(Data provided)

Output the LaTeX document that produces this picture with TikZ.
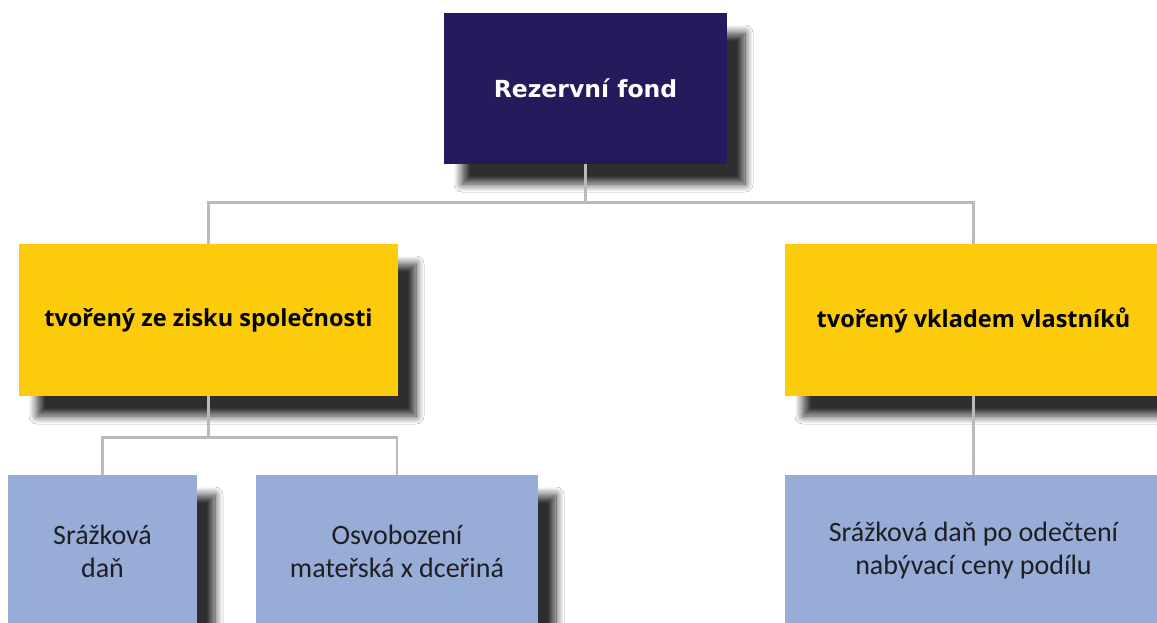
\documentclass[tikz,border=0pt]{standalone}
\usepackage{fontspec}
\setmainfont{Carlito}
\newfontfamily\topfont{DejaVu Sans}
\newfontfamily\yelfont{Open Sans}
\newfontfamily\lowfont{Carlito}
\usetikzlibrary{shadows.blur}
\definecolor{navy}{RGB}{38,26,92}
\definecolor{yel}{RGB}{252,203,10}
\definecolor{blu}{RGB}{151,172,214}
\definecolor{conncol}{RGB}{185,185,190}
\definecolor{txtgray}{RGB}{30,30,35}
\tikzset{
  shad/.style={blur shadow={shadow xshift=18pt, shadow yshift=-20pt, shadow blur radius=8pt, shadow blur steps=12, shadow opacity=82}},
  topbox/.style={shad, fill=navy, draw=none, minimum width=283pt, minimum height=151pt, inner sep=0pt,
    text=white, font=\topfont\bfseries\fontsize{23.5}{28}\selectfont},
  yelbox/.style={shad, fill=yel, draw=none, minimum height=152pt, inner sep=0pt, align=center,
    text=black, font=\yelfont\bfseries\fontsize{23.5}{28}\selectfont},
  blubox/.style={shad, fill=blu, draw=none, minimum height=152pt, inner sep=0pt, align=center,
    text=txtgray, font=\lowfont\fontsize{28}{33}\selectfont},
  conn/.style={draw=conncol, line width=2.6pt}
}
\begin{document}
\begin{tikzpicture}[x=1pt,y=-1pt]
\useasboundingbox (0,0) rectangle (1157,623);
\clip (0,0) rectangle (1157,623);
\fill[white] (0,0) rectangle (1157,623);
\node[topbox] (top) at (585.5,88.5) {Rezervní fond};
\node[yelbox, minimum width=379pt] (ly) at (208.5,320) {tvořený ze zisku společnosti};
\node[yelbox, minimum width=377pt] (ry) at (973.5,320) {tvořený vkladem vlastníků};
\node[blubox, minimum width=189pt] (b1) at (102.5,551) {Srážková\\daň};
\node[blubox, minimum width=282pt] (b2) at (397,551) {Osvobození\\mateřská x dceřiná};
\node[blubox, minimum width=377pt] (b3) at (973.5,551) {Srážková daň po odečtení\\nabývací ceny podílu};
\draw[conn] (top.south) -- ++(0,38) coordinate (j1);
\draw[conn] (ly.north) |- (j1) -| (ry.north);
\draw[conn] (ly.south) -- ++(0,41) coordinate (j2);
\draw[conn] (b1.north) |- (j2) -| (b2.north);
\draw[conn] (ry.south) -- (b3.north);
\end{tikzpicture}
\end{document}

(Task directions) Print each line of the material above exactly, with the pictures removed from your copy.

(Reply)
Output the LaTeX document that produces this picture with TikZ.
\documentclass[tikz,border=0pt]{standalone}
\usepackage{fontspec}
\setmainfont{Carlito}
\newfontfamily\topfont{DejaVu Sans}
\newfontfamily\yelfont{Open Sans}
\newfontfamily\lowfont{Carlito}
\usetikzlibrary{shadows.blur}
\definecolor{navy}{RGB}{38,26,92}
\definecolor{yel}{RGB}{252,203,10}
\definecolor{blu}{RGB}{151,172,214}
\definecolor{conncol}{RGB}{185,185,190}
\definecolor{txtgray}{RGB}{30,30,35}
\tikzset{
  shad/.style={blur shadow={shadow xshift=18pt, shadow yshift=-20pt, shadow blur radius=8pt, shadow blur steps=12, shadow opacity=82}},
  topbox/.style={shad, fill=navy, draw=none, minimum width=283pt, minimum height=151pt, inner sep=0pt,
    text=white, font=\topfont\bfseries\fontsize{23.5}{28}\selectfont},
  yelbox/.style={shad, fill=yel, draw=none, minimum height=152pt, inner sep=0pt, align=center,
    text=black, font=\yelfont\bfseries\fontsize{23.5}{28}\selectfont},
  blubox/.style={shad, fill=blu, draw=none, minimum height=152pt, inner sep=0pt, align=center,
    text=txtgray, font=\lowfont\fontsize{28}{33}\selectfont},
  conn/.style={draw=conncol, line width=2.6pt}
}
\begin{document}
\begin{tikzpicture}[x=1pt,y=-1pt]
\useasboundingbox (0,0) rectangle (1157,623);
\clip (0,0) rectangle (1157,623);
\fill[white] (0,0) rectangle (1157,623);
\node[topbox] (top) at (585.5,88.5) {Rezervní fond};
\node[yelbox, minimum width=379pt] (ly) at (208.5,320) {tvořený ze zisku společnosti};
\node[yelbox, minimum width=377pt] (ry) at (973.5,320) {tvořený vkladem vlastníků};
\node[blubox, minimum width=189pt] (b1) at (102.5,551) {Srážková\\daň};
\node[blubox, minimum width=282pt] (b2) at (397,551) {Osvobození\\mateřská x dceřiná};
\node[blubox, minimum width=377pt] (b3) at (973.5,551) {Srážková daň po odečtení\\nabývací ceny podílu};
\draw[conn] (top.south) -- ++(0,38) coordinate (j1);
\draw[conn] (ly.north) |- (j1) -| (ry.north);
\draw[conn] (ly.south) -- ++(0,41) coordinate (j2);
\draw[conn] (b1.north) |- (j2) -| (b2.north);
\draw[conn] (ry.south) -- (b3.north);
\end{tikzpicture}
\end{document}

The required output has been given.